* [STATED EXERCISE]
Copy every line from the records below that holds the word "chart".

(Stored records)
====
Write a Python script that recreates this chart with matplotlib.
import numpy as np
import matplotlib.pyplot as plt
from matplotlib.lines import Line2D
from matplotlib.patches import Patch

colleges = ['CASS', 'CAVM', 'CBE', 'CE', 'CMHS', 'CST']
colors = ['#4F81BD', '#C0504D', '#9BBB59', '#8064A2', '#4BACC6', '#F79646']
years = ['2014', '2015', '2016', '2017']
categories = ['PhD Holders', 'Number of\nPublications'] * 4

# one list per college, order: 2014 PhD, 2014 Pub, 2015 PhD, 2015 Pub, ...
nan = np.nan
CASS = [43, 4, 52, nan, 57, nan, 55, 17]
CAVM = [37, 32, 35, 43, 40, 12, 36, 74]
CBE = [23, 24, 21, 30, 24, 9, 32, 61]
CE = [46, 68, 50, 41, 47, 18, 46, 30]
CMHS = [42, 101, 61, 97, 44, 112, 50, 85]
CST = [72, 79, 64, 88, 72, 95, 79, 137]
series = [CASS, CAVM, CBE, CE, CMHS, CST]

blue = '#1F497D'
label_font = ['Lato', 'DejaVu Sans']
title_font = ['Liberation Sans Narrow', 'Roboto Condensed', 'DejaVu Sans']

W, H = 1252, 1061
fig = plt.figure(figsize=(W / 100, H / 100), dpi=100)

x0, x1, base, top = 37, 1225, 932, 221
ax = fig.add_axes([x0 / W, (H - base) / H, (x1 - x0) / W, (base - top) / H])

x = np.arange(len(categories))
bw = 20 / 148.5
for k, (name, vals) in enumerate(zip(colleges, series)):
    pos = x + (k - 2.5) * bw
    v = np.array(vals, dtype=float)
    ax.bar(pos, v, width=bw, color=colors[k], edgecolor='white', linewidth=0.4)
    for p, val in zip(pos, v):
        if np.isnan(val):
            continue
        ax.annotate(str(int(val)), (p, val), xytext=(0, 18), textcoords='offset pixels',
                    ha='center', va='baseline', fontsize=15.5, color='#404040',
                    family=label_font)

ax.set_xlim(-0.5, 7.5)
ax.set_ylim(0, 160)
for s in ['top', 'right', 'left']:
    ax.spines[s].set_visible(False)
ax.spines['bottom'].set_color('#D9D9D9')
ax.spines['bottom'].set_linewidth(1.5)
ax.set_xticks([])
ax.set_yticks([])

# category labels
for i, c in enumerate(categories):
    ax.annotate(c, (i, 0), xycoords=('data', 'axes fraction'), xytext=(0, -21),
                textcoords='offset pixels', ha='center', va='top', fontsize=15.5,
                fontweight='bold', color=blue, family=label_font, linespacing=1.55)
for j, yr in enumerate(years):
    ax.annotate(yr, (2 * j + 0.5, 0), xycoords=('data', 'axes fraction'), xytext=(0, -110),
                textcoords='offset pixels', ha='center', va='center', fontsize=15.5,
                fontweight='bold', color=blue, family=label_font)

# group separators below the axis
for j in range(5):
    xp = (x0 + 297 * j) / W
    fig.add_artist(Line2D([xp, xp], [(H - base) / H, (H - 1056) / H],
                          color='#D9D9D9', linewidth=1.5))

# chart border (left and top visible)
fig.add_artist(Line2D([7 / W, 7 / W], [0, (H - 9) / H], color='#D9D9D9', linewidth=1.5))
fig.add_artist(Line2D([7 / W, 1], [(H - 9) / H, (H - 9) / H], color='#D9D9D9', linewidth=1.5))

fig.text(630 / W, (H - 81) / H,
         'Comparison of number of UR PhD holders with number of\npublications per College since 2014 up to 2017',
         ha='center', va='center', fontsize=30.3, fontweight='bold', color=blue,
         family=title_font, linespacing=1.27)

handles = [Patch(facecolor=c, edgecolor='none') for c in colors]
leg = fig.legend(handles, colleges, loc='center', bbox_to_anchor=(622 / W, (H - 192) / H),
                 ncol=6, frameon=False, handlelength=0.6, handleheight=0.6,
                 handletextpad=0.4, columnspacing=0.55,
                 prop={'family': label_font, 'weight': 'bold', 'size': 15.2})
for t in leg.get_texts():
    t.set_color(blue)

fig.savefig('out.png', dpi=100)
====
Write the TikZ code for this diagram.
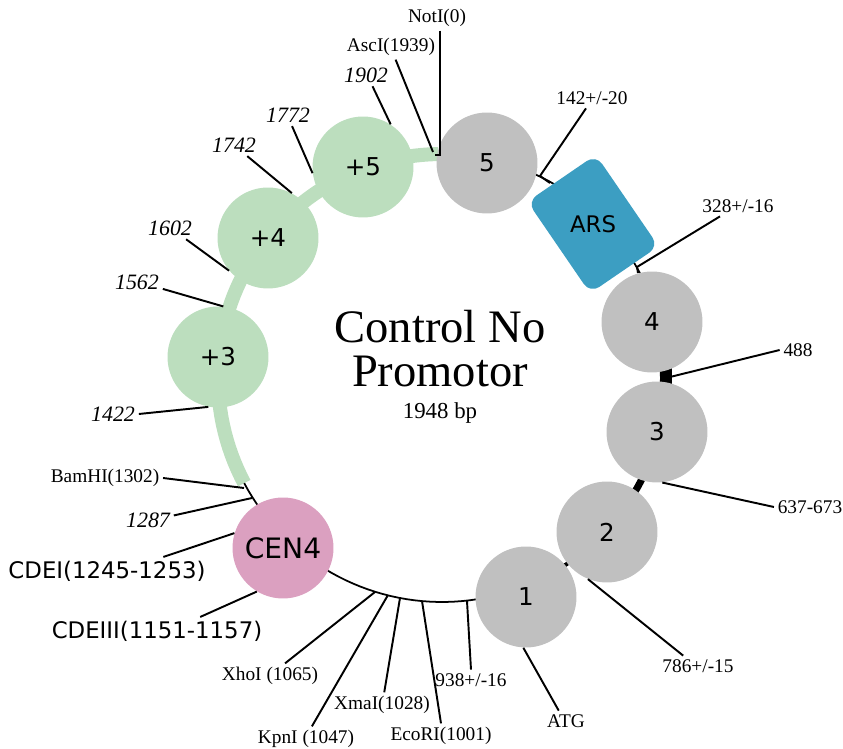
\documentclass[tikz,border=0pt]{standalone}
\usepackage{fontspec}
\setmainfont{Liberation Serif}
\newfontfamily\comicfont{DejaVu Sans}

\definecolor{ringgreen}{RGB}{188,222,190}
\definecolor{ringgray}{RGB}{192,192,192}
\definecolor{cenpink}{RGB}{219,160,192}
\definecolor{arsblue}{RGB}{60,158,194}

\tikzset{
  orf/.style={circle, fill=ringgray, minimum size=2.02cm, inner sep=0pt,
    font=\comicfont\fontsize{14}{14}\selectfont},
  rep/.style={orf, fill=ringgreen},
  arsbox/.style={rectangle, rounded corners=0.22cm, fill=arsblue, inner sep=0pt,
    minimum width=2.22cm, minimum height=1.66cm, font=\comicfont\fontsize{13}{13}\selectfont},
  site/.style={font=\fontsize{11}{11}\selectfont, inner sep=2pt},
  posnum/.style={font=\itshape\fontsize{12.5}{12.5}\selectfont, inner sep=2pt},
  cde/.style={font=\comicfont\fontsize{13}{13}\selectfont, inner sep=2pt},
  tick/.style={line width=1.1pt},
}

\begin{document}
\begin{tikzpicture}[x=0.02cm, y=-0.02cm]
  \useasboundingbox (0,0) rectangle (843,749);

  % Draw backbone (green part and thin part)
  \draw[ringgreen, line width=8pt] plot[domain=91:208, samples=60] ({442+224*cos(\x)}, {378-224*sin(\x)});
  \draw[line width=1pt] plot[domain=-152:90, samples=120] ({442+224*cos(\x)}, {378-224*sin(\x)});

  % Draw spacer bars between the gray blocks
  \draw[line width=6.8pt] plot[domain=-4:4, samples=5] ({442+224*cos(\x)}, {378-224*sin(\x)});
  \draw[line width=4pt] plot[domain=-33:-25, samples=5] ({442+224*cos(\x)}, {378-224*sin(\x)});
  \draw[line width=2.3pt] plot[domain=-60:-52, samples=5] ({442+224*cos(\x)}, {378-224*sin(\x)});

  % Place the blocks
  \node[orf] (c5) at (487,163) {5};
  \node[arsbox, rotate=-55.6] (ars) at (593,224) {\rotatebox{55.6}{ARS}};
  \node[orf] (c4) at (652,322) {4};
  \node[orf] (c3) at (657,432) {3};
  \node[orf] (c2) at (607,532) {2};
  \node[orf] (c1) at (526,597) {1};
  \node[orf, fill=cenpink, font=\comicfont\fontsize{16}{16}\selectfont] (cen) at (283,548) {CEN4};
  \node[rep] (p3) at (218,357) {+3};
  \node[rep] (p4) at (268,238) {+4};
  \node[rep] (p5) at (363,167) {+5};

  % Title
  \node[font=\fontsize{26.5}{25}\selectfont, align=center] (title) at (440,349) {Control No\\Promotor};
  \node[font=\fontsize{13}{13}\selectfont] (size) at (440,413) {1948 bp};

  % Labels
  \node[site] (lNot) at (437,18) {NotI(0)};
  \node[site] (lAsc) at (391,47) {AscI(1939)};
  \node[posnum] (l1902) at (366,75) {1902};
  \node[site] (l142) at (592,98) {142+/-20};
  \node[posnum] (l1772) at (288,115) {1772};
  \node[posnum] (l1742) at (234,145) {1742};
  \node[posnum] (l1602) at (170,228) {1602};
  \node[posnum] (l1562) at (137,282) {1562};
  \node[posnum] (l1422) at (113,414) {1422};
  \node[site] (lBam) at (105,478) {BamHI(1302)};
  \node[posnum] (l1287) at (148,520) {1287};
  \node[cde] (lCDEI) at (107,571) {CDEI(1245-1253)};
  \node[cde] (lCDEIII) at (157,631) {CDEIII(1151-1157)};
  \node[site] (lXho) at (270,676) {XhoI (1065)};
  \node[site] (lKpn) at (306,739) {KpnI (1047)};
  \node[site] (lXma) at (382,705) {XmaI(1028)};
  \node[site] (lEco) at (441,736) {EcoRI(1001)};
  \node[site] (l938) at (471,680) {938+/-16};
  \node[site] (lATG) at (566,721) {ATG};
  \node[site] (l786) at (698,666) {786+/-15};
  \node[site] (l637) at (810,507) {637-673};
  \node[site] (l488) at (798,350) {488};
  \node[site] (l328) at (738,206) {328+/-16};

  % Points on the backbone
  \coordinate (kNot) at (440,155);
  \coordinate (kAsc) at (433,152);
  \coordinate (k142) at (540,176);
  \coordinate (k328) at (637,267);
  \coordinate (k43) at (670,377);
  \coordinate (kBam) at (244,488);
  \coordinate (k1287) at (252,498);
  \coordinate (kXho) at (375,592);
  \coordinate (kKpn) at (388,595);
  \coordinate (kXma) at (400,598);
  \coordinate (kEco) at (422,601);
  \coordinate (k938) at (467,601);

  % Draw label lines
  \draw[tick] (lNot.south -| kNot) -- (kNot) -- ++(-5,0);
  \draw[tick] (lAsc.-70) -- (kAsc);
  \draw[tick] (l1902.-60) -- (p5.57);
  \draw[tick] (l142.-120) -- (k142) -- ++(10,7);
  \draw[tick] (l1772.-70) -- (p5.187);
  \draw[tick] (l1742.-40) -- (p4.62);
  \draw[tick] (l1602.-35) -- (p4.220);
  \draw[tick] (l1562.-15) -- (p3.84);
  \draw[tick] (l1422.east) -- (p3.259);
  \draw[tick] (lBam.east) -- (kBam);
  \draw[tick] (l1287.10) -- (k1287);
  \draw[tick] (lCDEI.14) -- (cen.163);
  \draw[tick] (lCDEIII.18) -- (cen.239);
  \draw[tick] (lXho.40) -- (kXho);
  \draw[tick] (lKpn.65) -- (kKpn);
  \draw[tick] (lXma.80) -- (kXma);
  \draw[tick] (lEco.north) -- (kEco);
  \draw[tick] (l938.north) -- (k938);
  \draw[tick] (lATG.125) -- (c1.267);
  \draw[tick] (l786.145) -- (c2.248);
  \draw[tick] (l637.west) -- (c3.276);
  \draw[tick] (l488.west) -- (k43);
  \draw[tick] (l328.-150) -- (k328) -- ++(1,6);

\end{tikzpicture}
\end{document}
====
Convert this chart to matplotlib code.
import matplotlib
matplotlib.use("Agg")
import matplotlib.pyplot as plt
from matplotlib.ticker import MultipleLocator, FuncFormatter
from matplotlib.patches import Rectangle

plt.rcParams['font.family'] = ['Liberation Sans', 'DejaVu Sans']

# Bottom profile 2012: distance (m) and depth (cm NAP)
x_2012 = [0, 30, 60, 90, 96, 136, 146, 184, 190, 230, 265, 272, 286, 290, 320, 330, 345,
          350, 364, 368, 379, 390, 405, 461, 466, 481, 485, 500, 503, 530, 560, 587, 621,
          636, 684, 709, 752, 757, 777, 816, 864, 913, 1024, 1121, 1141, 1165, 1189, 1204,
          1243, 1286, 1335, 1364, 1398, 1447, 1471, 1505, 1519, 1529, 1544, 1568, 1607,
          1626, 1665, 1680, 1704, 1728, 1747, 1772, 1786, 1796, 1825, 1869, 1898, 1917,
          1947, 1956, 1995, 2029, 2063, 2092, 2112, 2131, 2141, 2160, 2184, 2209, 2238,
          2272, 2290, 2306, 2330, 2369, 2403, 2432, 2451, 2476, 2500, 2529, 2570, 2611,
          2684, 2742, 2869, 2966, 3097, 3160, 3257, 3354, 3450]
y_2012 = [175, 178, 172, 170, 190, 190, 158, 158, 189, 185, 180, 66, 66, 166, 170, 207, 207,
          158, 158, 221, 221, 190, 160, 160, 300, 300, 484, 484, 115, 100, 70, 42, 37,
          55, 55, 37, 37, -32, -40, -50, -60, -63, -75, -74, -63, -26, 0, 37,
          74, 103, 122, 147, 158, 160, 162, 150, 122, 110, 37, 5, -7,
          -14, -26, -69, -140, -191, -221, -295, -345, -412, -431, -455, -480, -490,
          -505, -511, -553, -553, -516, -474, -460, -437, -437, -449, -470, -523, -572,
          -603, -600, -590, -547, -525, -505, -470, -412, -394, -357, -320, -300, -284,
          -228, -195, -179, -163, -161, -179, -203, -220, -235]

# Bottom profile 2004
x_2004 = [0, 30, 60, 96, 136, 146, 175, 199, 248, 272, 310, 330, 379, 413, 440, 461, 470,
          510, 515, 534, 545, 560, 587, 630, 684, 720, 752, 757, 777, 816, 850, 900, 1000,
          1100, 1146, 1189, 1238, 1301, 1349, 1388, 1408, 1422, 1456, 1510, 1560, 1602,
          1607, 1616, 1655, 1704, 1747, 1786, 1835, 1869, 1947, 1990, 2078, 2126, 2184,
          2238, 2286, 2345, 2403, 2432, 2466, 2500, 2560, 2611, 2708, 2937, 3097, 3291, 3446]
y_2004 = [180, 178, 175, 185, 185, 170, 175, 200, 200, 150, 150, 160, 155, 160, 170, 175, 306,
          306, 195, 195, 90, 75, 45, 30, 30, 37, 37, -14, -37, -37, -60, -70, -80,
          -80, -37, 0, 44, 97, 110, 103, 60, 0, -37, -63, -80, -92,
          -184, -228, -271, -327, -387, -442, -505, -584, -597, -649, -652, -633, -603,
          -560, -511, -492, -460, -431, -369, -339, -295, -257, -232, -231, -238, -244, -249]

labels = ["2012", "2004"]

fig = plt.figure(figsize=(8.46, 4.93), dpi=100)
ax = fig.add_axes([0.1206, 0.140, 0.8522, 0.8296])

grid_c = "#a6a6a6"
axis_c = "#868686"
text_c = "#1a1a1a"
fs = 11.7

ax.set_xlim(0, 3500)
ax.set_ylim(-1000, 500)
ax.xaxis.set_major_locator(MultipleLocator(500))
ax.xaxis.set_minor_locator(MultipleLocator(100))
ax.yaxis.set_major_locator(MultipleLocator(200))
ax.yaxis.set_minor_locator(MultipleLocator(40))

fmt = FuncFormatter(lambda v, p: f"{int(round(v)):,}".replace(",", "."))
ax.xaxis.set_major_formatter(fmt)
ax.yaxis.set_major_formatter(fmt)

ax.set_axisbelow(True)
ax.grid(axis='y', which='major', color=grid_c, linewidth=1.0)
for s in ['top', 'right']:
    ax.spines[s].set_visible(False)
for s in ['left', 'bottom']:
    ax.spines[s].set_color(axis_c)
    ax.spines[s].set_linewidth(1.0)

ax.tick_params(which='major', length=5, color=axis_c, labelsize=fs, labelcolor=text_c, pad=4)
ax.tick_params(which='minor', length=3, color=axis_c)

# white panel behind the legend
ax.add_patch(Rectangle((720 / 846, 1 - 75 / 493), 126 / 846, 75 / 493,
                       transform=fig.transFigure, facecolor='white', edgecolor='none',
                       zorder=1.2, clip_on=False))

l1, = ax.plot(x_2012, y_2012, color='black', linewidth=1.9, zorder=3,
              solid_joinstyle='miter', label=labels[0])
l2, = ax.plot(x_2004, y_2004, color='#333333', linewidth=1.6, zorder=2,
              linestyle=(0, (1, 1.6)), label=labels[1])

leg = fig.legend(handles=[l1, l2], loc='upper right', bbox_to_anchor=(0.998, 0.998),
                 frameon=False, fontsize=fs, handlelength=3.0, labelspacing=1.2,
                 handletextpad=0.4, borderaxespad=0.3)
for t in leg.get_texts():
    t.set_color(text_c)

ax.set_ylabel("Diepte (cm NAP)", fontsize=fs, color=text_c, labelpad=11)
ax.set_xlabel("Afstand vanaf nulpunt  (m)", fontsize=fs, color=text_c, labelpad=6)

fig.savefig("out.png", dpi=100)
====
* [FULL ANSWER]
Write a Python script that recreates this chart with matplotlib.
# chart border (left and top visible)
Convert this chart to matplotlib code.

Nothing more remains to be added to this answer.